▸ Directions:
Without including the pictures, copy out every line below.

(Figure scripts)
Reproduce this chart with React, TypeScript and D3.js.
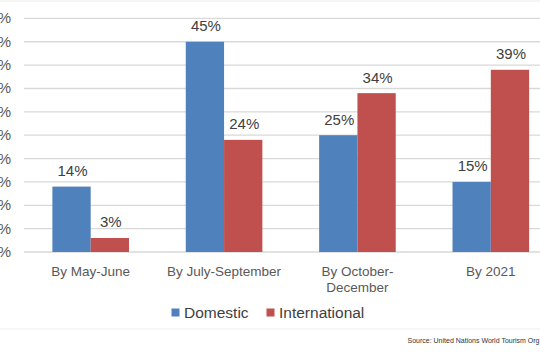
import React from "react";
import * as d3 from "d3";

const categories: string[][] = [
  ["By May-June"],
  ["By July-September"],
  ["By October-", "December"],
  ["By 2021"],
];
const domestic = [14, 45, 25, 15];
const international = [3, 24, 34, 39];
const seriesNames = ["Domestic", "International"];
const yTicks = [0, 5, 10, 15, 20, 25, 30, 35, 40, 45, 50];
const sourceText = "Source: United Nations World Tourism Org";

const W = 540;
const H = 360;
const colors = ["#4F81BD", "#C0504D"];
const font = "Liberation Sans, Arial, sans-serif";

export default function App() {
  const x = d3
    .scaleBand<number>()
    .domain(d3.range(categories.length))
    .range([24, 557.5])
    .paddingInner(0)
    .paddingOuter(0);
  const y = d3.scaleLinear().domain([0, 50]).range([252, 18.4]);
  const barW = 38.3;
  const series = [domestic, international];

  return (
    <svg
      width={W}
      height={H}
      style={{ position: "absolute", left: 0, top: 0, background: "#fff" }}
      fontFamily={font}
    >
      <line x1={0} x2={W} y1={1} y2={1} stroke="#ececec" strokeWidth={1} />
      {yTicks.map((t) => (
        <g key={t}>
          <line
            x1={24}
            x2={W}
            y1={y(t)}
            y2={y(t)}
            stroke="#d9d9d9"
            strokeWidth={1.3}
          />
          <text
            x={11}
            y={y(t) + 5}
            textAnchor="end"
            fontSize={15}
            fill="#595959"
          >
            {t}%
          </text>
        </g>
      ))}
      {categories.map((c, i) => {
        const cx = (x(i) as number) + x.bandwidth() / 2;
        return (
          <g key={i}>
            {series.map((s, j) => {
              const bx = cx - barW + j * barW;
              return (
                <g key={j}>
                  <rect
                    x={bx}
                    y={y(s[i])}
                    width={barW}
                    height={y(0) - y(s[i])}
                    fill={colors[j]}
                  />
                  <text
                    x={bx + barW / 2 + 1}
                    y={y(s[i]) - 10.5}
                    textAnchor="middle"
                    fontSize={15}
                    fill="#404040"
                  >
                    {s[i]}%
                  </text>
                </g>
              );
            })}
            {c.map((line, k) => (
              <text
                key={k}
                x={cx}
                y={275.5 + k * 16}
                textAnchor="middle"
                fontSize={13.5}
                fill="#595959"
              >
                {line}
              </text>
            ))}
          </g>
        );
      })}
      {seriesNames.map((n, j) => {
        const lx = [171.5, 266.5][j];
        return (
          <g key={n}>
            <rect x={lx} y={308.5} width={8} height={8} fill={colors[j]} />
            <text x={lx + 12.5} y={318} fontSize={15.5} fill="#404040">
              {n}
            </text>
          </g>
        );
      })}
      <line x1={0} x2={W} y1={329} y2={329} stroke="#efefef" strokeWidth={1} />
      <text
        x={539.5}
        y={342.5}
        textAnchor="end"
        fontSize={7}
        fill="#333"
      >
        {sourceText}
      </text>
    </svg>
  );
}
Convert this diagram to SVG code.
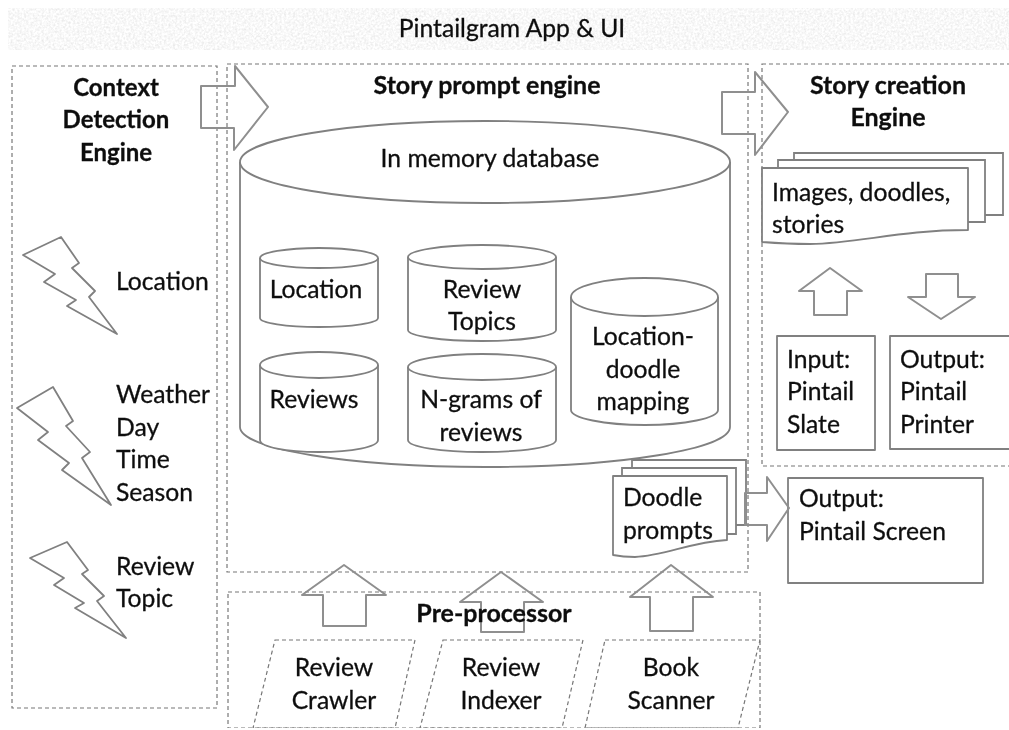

▸ Task response:
Reproduce this chart with React, TypeScript and D3.js.
import React from "react";
import * as d3 from "d3";

const categories: string[][] = [
  ["By May-June"],
  ["By July-September"],
  ["By October-", "December"],
  ["By 2021"],
];
const domestic = [14, 45, 25, 15];
const international = [3, 24, 34, 39];
const seriesNames = ["Domestic", "International"];
const yTicks = [0, 5, 10, 15, 20, 25, 30, 35, 40, 45, 50];
const sourceText = "Source: United Nations World Tourism Org";

const W = 540;
const H = 360;
const colors = ["#4F81BD", "#C0504D"];
const font = "Liberation Sans, Arial, sans-serif";

export default function App() {
  const x = d3
    .scaleBand<number>()
    .domain(d3.range(categories.length))
    .range([24, 557.5])
    .paddingInner(0)
    .paddingOuter(0);
  const y = d3.scaleLinear().domain([0, 50]).range([252, 18.4]);
  const barW = 38.3;
  const series = [domestic, international];

  return (
    <svg
      width={W}
      height={H}
      style={{ position: "absolute", left: 0, top: 0, background: "#fff" }}
      fontFamily={font}
    >
      <line x1={0} x2={W} y1={1} y2={1} stroke="#ececec" strokeWidth={1} />
      {yTicks.map((t) => (
        <g key={t}>
          <line
            x1={24}
            x2={W}
            y1={y(t)}
            y2={y(t)}
            stroke="#d9d9d9"
            strokeWidth={1.3}
          />
          <text
            x={11}
            y={y(t) + 5}
            textAnchor="end"
            fontSize={15}
            fill="#595959"
          >
            {t}%
          </text>
        </g>
      ))}
      {categories.map((c, i) => {
        const cx = (x(i) as number) + x.bandwidth() / 2;
        return (
          <g key={i}>
            {series.map((s, j) => {
              const bx = cx - barW + j * barW;
              return (
                <g key={j}>
                  <rect
                    x={bx}
                    y={y(s[i])}
                    width={barW}
                    height={y(0) - y(s[i])}
                    fill={colors[j]}
                  />
                  <text
                    x={bx + barW / 2 + 1}
                    y={y(s[i]) - 10.5}
                    textAnchor="middle"
                    fontSize={15}
                    fill="#404040"
                  >
                    {s[i]}%
                  </text>
                </g>
              );
            })}
            {c.map((line, k) => (
              <text
                key={k}
                x={cx}
                y={275.5 + k * 16}
                textAnchor="middle"
                fontSize={13.5}
                fill="#595959"
              >
                {line}
              </text>
            ))}
          </g>
        );
      })}
      {seriesNames.map((n, j) => {
        const lx = [171.5, 266.5][j];
        return (
          <g key={n}>
            <rect x={lx} y={308.5} width={8} height={8} fill={colors[j]} />
            <text x={lx + 12.5} y={318} fontSize={15.5} fill="#404040">
              {n}
            </text>
          </g>
        );
      })}
      <line x1={0} x2={W} y1={329} y2={329} stroke="#efefef" strokeWidth={1} />
      <text
        x={539.5}
        y={342.5}
        textAnchor="end"
        fontSize={7}
        fill="#333"
      >
        {sourceText}
      </text>
    </svg>
  );
}
Convert this diagram to SVG code.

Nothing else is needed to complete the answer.